The vast majority of people in Shropshire earn less than that, and many earn a fraction of that for the same or more hours. So council taxpayers can legitimately expect the new appointee to offer many bangs for their bucks at a time when the whole council environment is of cuts, savings and hiving off this and that to the voluntary sector.

This is going to be a highly responsible position, then, and one with a target of leading a team to raise more than £8 million by 2023.

The person who lands this role will be managing a series of business investments, with the aim of producing a significant return for the council.

Shropshire Council, as we have known it, is repositioning itself for the challenges ahead by becoming a sort of Shropshire Council Ltd, or Shropshire Council Inc. In doing so, it exposes itself to risk, just as the private sector does.

Its ip&e arm’s-length commercial venture of not so long back was not the council’s finest hour, to put it mildly.

In a move of great boldness, in view of the current retail environment, it has spent more than £51m on buying shopping centres in Shrewsbury, with work beginning soon on a long-term plan to give them a revamp.

It is by no means the only council to branch out into developing a property portfolio as councils across the country look for new ways to generate income.
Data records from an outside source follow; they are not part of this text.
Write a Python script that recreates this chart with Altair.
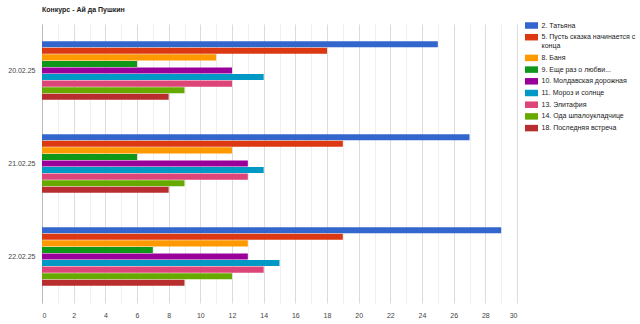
import altair as alt
import pandas as pd

dates = ["20.02.25", "21.02.25", "22.02.25"]
series = [
    "2. Татьяна",
    "5. Пусть сказка начинается с конца",
    "8. Баня",
    "9. Еще раз о любви...",
    "10. Молдавская дорожная",
    "11. Мороз и солнце",
    "13. Элитафия",
    "14. Ода шпалоукладчице",
    "18. Последняя встреча",
]
colors = ["#3366cc", "#dc3912", "#ff9900", "#109618", "#990099",
          "#0099c6", "#dd4477", "#66aa00", "#b82e2e"]
values = {
    "20.02.25": [25, 18, 11, 6, 12, 14, 12, 9, 8],
    "21.02.25": [27, 19, 12, 6, 13, 14, 13, 9, 8],
    "22.02.25": [29, 19, 13, 7, 13, 15, 14, 12, 9],
}

rows = []
for d in dates:
    for s, v in zip(series, values[d]):
        rows.append({"date": d, "series": s, "value": v})
df = pd.DataFrame(rows)

font = "Arial, Liberation Sans, sans-serif"

bars = alt.Chart(df).mark_bar().encode(
    x=alt.X("value:Q",
            scale=alt.Scale(domain=[0, 30], nice=False),
            axis=alt.Axis(title=None, values=list(range(0, 31)),
                          labelExpr="datum.value % 2 == 0 ? datum.label : ''",
                          ticks=False, domain=False, labelPadding=8,
                          labelFontSize=7, labelColor="#444", labelFont=font,
                          gridColor={"condition": {"test": "datum.value % 2 == 0", "value": "#dcdcdc"}, "value": "#efefef"})),
    y=alt.Y("date:N", sort=dates,
            scale=alt.Scale(paddingInner=0.37, paddingOuter=0.185),
            axis=alt.Axis(title=None, ticks=False, domain=True, domainColor="#bbbbbb",
                          labelFontSize=7, labelColor="#444", labelFont=font,
                          labelPadding=7, grid=False)),
    yOffset=alt.YOffset("series:N", sort=series, scale=alt.Scale(paddingInner=0.08)),
    color=alt.Color("series:N", sort=series,
                    scale=alt.Scale(domain=series, range=colors),
                    legend=alt.Legend(
                        title=None, orient="none", legendX=486, legendY=-2,
                        symbolType="M-2,-1H2V1H-2Z", symbolSize=42.25,
                        symbolStrokeWidth=0, labelFontSize=7, labelColor="#222",
                        labelFont=font, rowPadding=3.7, labelOffset=6.5,
                        labelLimit=120,
                        labelExpr="datum.label == '5. Пусть сказка начинается с конца' ? ['5. Пусть сказка начинается с', 'конца'] : datum.label")),
)

chart = bars.properties(
    width=475, height=279,
    title=alt.TitleParams("Конкурс - Ай да Пушкин", anchor="start", frame="group",
                          fontSize=7, fontWeight="bold", color="#222", font=font, offset=9),
    autosize=alt.AutoSizeParams(type="none"),
    padding={"left": 42, "top": 24, "right": 123, "bottom": 21},
).configure_view(stroke=None)

chart.save("out.html", embed_options={"renderer": "svg", "actions": False})
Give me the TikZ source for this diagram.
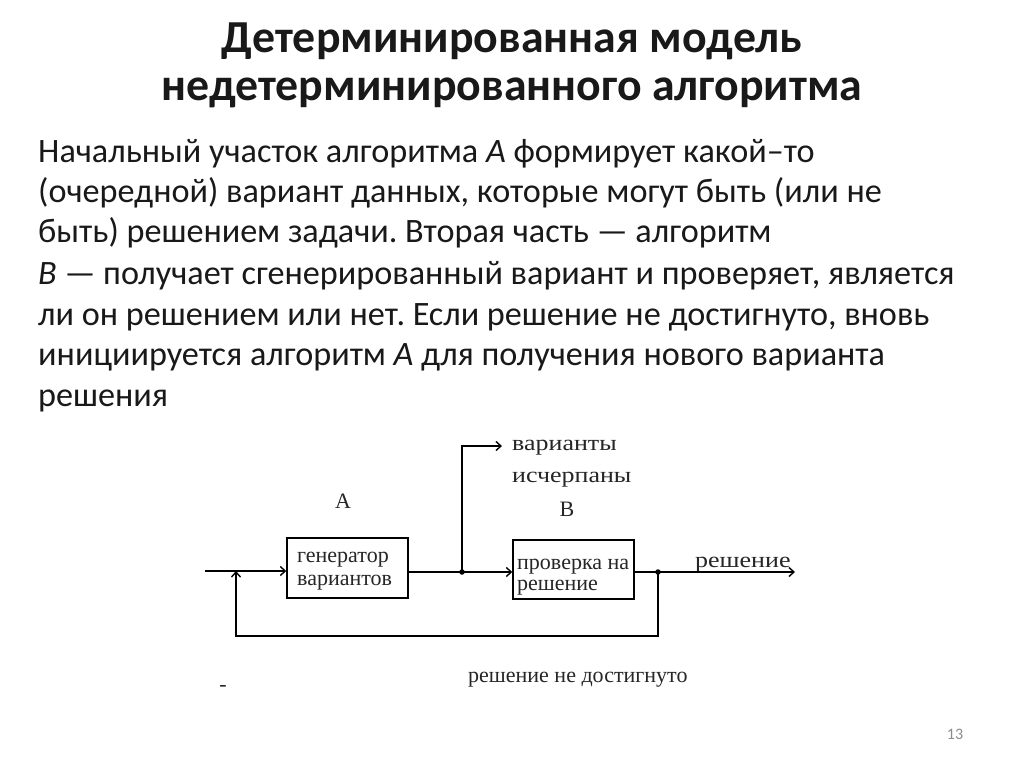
\documentclass[tikz,border=0pt]{standalone}
\usepackage{fontspec}
\setmainfont{Carlito}
\newfontfamily\diagfont{Liberation Serif}
\newfontfamily\diagwide[FakeStretch=1.18]{Liberation Serif}
\usetikzlibrary{arrows.meta}
\definecolor{textdark}{RGB}{25,25,25}
\definecolor{pagegray}{RGB}{140,140,140}
\frenchspacing
\begin{document}
\begin{tikzpicture}[x=1pt,y=-1pt,
  titletext/.style={anchor=base,inner sep=0pt,font=\fontsize{45.8}{48}\selectfont\bfseries,text=textdark},
  bodytext/.style={anchor=base west,inner sep=0pt,font=\fontsize{34.2}{40}\selectfont,text=textdark},
  dtext/.style={inner sep=0pt,font=\diagfont\fontsize{22}{23}\selectfont,text=black!85},
  dwide/.style={inner sep=0pt,font=\diagwide\fontsize{22}{23}\selectfont,text=black!85},
  box/.style={draw,line width=1.4pt,inner sep=0pt},
  conn/.style={line width=1.4pt},
  arr/.style={conn,-{Straight Barb[length=5pt,width=9pt]}},
  dot/.style={fill,circle,inner sep=0pt,minimum size=5.5pt}
]
\useasboundingbox[fill=white] (0,0) rectangle (1024,767);

% title
\node[titletext] (t1) at (512,53) {Детерминированная модель};
\node[titletext] (t2) at (512,101) {недетерминированного алгоритма};

% body
\node[bodytext] (b1) at (38,163) {Начальный участок алгоритма \textit{A} формирует какой–то};
\node[bodytext] (b2) at (38,203) {(очередной) вариант данных, которые могут быть (или не};
\node[bodytext] (b3) at (38,243) {быть) решением задачи. Вторая часть — алгоритм};
\node[bodytext] (b4) at (38,284) {\textit{B} — получает сгенерированный вариант и проверяет, является};
\node[bodytext] (b5) at (38,325) {ли он решением или нет. Если решение не достигнуто, вновь};
\node[bodytext] (b6) at (38,365) {инициируется алгоритм \textit{A} для получения нового варианта};
\node[bodytext] (b7) at (38,406) {решения};

% diagram boxes
\node[box,minimum width=121pt,minimum height=60pt] (A) at (347.5,568) {};
\node[box,minimum width=121pt,minimum height=59pt] (B) at (573.5,569.5) {};
\node[dtext,anchor=base west] (a1) at (297,562) {генератор};
\node[dtext,anchor=base west] (a2) at (297,585) {вариантов};
\node[dtext,anchor=base west] (bb1) at (517,569) {проверка на};
\node[dtext,anchor=base west] (bb2) at (517,590) {решение};

\node[dtext,anchor=base] (la) at (343,508) {A};
\node[dtext,anchor=base] (lb) at (567,516) {B};
\node[dwide,anchor=base west] (v1) at (512,450) {варианты};
\node[dwide,anchor=base west] (v2) at (512,482) {исчерпаны};
\node[dwide,anchor=base west] (sol) at (695,567) {решение};
\node[dtext,anchor=base west] (nsol) at (468,682) {решение не достигнуто};
\node[dtext,anchor=base] (dash) at (223,691) {-};

\node[anchor=base,inner sep=0pt,font=\fontsize{16}{18}\selectfont,text=pagegray] (pg) at (955,739) {13};

% connectors
\coordinate (in) at (205,571);
\coordinate (fb) at (236,571);
\coordinate (j1) at (462,572);
\coordinate (j2) at (658,572);
\coordinate (up) at (462,446);
\coordinate (ex) at (502,446);
\coordinate (out) at (795,572);
\coordinate (bl) at (236,636);
\coordinate (br) at (658,636);

\draw[arr] (in) -- (A.west |- in);
\draw[conn] (A.east |- j1) -- (j1);
\draw[arr] (j1) -- (B.west |- j1);
\draw[arr] (j1) -- (up) -- (ex);
\draw[conn] (B.east |- j2) -- (j2);
\draw[arr] (j2) -- (out);
\draw[arr] (j2) -- (br) -- (bl) -- (fb);
\node[dot] (d1) at (j1) {};
\node[dot] (d2) at (j2) {};
\end{tikzpicture}
\end{document}
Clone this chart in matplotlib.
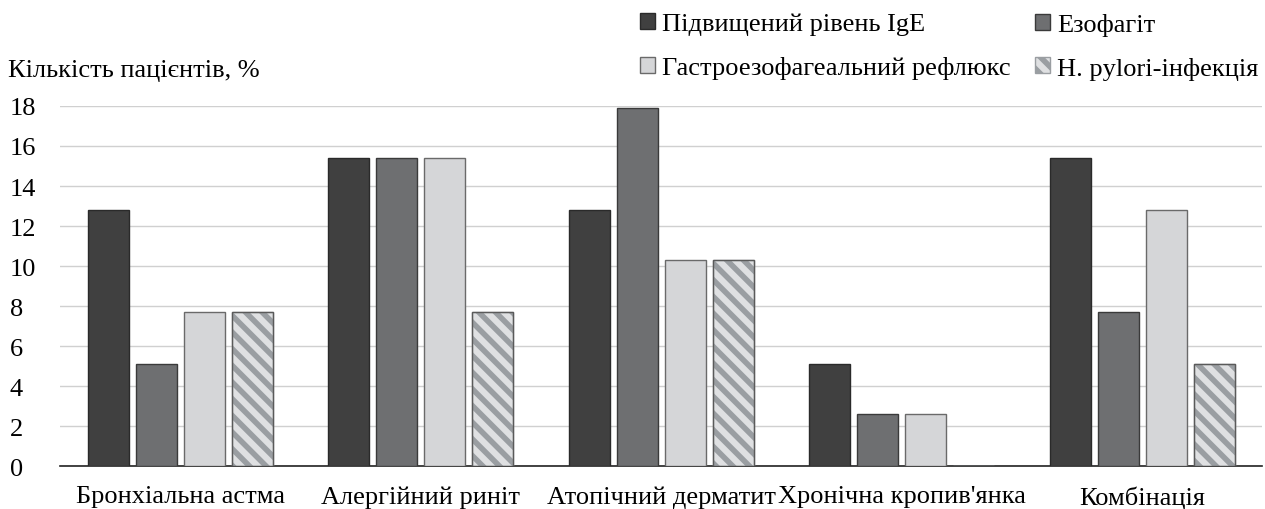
import matplotlib
matplotlib.use("Agg")
import matplotlib.pyplot as plt
import numpy as np

categories = ["Бронхіальна астма", "Алергійний риніт", "Атопічний дерматит",
              "Хронічна кропив'янка", "Комбінація"]
series_names = ["Підвищений рівень IgE", "Езофагіт",
                "Гастроезофагеальний рефлюкс", "H. pylori-інфекція"]
ige = [12.8, 15.4, 12.8, 5.1, 15.4]
ezofagit = [5.1, 15.4, 17.9, 2.6, 7.7]
gerd = [7.7, 15.4, 10.3, 2.6, 12.8]
hpylori = [7.7, 7.7, 10.3, 0.0, 5.1]
yticks = [0, 2, 4, 6, 8, 10, 12, 14, 16, 18]

plt.rcParams['font.family'] = ['Liberation Serif', 'DejaVu Serif']
plt.rcParams['hatch.linewidth'] = 4.0
FS = 19

fig = plt.figure(figsize=(12.65, 5.1), dpi=100)
ax = fig.add_axes([0.0474, 0.0843, 0.9506, 0.7059])

x = np.arange(len(categories))
w = 0.17
offs = [-0.3, -0.1, 0.1, 0.3]
styles = [
    dict(color="#404040", edgecolor="#2a2a2a"),
    dict(color="#6e6f71", edgecolor="#3a3a3a"),
    dict(color="#d5d6d8", edgecolor="#6a6a6a"),
    dict(facecolor="#dfe0e2", edgecolor="#9a9ea2", hatch="\\\\"),
]
handles = []
for vals, off, st, name in zip([ige, ezofagit, gerd, hpylori], offs, styles, series_names):
    b = ax.bar(x + off, vals, w, label=name, linewidth=1.0, zorder=3, **st)
    handles.append(b)
for rect, v in zip(handles[3], hpylori):
    if v > 0:
        ax.add_patch(plt.Rectangle(rect.get_xy(), rect.get_width(), rect.get_height(),
                                   fill=False, edgecolor="#5a5a5a", linewidth=1.0, zorder=4))

ax.set_xlim(-0.5, 4.5)
ax.set_ylim(0, 18)
ax.set_yticks(yticks)
ax.set_xticks(x)
ax.set_xticklabels(categories, fontsize=FS)
ax.tick_params(axis='y', labelsize=FS, length=0, pad=36)
ax.tick_params(axis='x', length=0, pad=14)
for lbl in ax.get_yticklabels():
    lbl.set_horizontalalignment('left')
ax.grid(axis='y', color="#d0d0d0", linewidth=1.0, zorder=0)
for s in ['top', 'right', 'left']:
    ax.spines[s].set_visible(False)
ax.spines['bottom'].set_color('#222222')
ax.spines['bottom'].set_linewidth(1.2)

fig.text(8/1265, 1 - 71/510, "Кількість пацієнтів, %", fontsize=FS, va='center', ha='left')

legkw = dict(ncol=1, loc='upper left', frameon=False, fontsize=FS,
             handlelength=0.55, handleheight=0.55, handletextpad=0.3,
             labelspacing=0.78, borderaxespad=0, borderpad=0)
leg1 = fig.legend(handles=[handles[0], handles[2]], labels=[series_names[0], series_names[2]],
                  bbox_to_anchor=(640/1265, 1 - 14/510), **legkw)
leg2 = fig.legend(handles=[handles[1], handles[3]], labels=[series_names[1], series_names[3]],
                  bbox_to_anchor=(1035/1265, 1 - 14/510), **legkw)

fig.savefig("out.png", dpi=100)
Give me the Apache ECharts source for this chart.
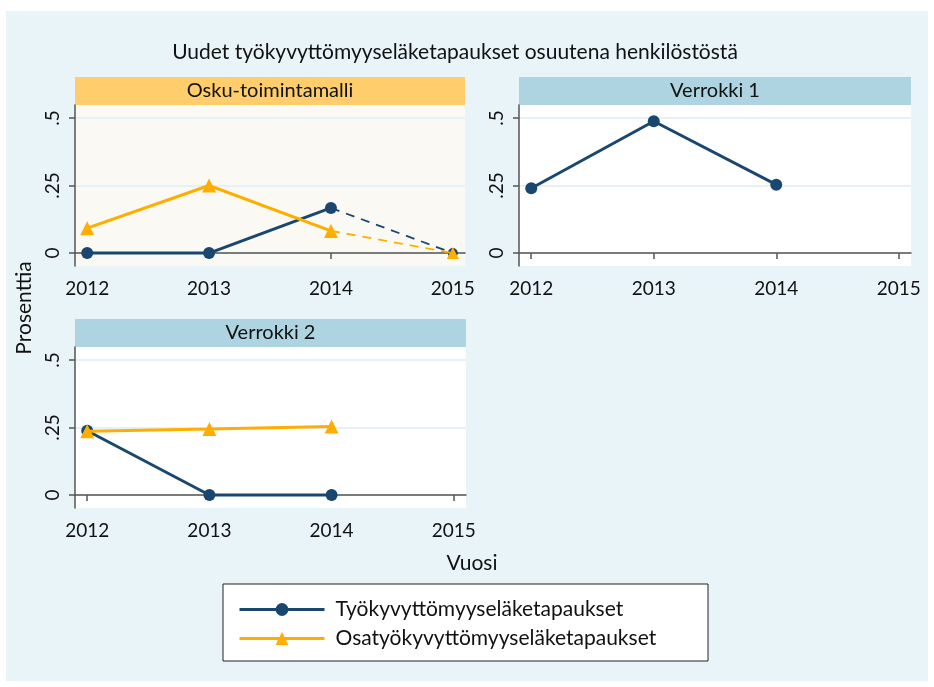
<!DOCTYPE html>
<html>
<head>
<meta charset="utf-8">
<script src="https://cdn.jsdelivr.net/npm/echarts@6/dist/echarts.min.js"></script>
<style>
html,body{margin:0;padding:0;background:#fff;}
#c{width:934px;height:687px;}
</style>
</head>
<body>
<div id="c"></div>
<script>
// ---- data ----
var years = [2012, 2013, 2014, 2015];
var yTicks = [0, 0.25, 0.5];
var panelTitles = ['Osku-toimintamalli', 'Verrokki 1', 'Verrokki 2'];
var seriesNames = ['Työkyvyttömyyseläketapaukset', 'Osatyökyvyttömyyseläketapaukset'];
var oskuTyo = [0, 0, 0.167, 0];        // 2014->2015 drawn dashed
var oskuOsa = [0.092, 0.25, 0.082, 0]; // 2014->2015 drawn dashed
var verrokki1Tyo = [0.24, 0.488, 0.253];
var verrokki2Tyo = [0.238, 0, 0];
var verrokki2Osa = [0.236, 0.244, 0.254];

var NAVY = '#1a476f', ORANGE = '#ffae00';
var FONT = 'Lato';

function pts(vals, from, to) {
  var out = [];
  for (var i = from; i <= to; i++) out.push([years[i], vals[i]]);
  return out;
}

var grids = [
  {left: 75, top: 105, width: 390, height: 161, bg: '#fbf9f4'},
  {left: 519, top: 105, width: 392, height: 161, bg: '#ffffff'},
  {left: 75, top: 347, width: 391, height: 161, bg: '#ffffff'}
];
var headerColors = ['#ffcd6b', '#aed4e1', '#aed4e1'];

var option = {
  backgroundColor: '#ffffff',
  animation: false,
  title: {
    text: 'Uudet työkyvyttömyyseläketapaukset osuutena henkilöstöstä',
    left: 450, textAlign: 'center', top: 37,
    textStyle: {fontFamily: FONT, fontSize: 21, fontWeight: 'normal', color: '#111'}
  },
  grid: grids.map(function (g) {
    return {left: g.left, top: g.top, width: g.width, height: g.height,
      show: true, backgroundColor: g.bg, borderWidth: 0, containLabel: false};
  }),
  xAxis: grids.map(function (g, i) {
    return {
      type: 'value', gridIndex: i, min: 2011.9, max: 2015.1,
      axisLine: {show: true, lineStyle: {color: '#555', width: 1.5}},
      axisTick: {show: true, customValues: years, length: 6, lineStyle: {color: '#555', width: 1.5}},
      axisLabel: {customValues: years, formatter: function (v) { return String(v); },
        fontFamily: FONT, fontSize: 19, color: '#111', margin: 13},
      splitLine: {show: false}
    };
  }),
  yAxis: grids.map(function (g, i) {
    return {
      type: 'value', gridIndex: i, min: -0.048, max: 0.548,
      axisLine: {show: true, lineStyle: {color: '#555', width: 1.5}},
      axisTick: {show: true, customValues: yTicks, length: 6, lineStyle: {color: '#555', width: 1.5}},
      axisLabel: {customValues: yTicks, rotate: 90, margin: 13,
        formatter: function (v) { return v === 0 ? '0' : String(v).replace('0.', '.'); },
        fontFamily: FONT, fontSize: 19, color: '#111'},
      splitLine: {show: true, lineStyle: {color: '#e6f1f6', width: 2}}
    };
  }),
  legend: {
    orient: 'vertical', left: 233, top: 594, itemGap: 8,
    itemWidth: 85, itemHeight: 16,
    data: seriesNames,
    lineStyle: {width: 3},
    textStyle: {fontFamily: FONT, fontSize: 21, color: '#111', padding: [0, 0, 0, 6]}
  },
  graphic: [],
  series: []
};

// background & headers
option.graphic.push({type: 'rect', z: -10, shape: {x: 6, y: 11, width: 922, height: 670}, style: {fill: '#e8f4f8'}, silent: true});
grids.forEach(function (g, i) {
  var top = g.top - 28;
  option.graphic.push({type: 'rect', shape: {x: g.left, y: top, width: g.width, height: 28},
    style: {fill: headerColors[i]}, silent: true});
  option.graphic.push({type: 'text', x: g.left + g.width / 2, y: top + 14,
    style: {text: panelTitles[i], align: 'center', verticalAlign: 'middle',
      font: '20px ' + FONT, fill: '#111'}, silent: true});
});
// legend box
option.graphic.push({type: 'rect', shape: {x: 223, y: 584, width: 485, height: 77},
  style: {fill: '#ffffff', stroke: '#222', lineWidth: 1}, z: -5, silent: true});
// axis titles
option.graphic.push({type: 'text', x: 24, y: 308, rotation: Math.PI / 2,
  style: {text: 'Prosenttia', align: 'center', verticalAlign: 'middle', font: '21px ' + FONT, fill: '#111'}, silent: true});
option.graphic.push({type: 'text', x: 472, y: 563,
  style: {text: 'Vuosi', align: 'center', verticalAlign: 'middle', font: '21px ' + FONT, fill: '#111'}, silent: true});

function line(name, gi, data, color, symbol, size, dashed) {
  return {
    type: 'line', name: name, xAxisIndex: gi, yAxisIndex: gi, data: data,
    symbol: symbol, symbolSize: size, showSymbol: true,
    lineStyle: {color: color, width: dashed ? 1.8 : 3, type: dashed ? [9, 7] : 'solid'},
    itemStyle: {color: color},
    z: color === ORANGE ? 3 : 2
  };
}

// Panel 1
option.series.push(line(seriesNames[0], 0, pts(oskuTyo, 0, 2), NAVY, 'circle', 12, false));
option.series.push(line(seriesNames[1], 0, pts(oskuOsa, 0, 2), ORANGE, 'triangle', 14, false));
option.series.push(line(seriesNames[0], 0, pts(oskuTyo, 2, 3), NAVY, 'circle', 10, true));
option.series.push(line(seriesNames[1], 0, pts(oskuOsa, 2, 3), ORANGE, 'triangle', 12, true));
// Panel 2
option.series.push(line(seriesNames[0], 1, pts(verrokki1Tyo, 0, 2), NAVY, 'circle', 12, false));
// Panel 3
option.series.push(line(seriesNames[0], 2, pts(verrokki2Tyo, 0, 2), NAVY, 'circle', 12, false));
option.series.push(line(seriesNames[1], 2, pts(verrokki2Osa, 0, 2), ORANGE, 'triangle', 14, false));

var chart = echarts.init(document.getElementById('c'), null, {renderer: 'canvas'});
chart.setOption(option);
</script>
</body>
</html>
And then there has been Shropshire Council’s move into the house building business. That is not new locally either, as Telford & Wrekin Council had already done the same.

If this is to be the way forward, councils frankly need people who know what they are doing in the world of business, and are not way out of their depth.

Simply providing services funded by taxpayers does not provide the wider skills needed in the big, bad, commercial world.

The recruitment of a commercial investment manager, and of other staff with business acumen and practical knowledge, makes complete sense.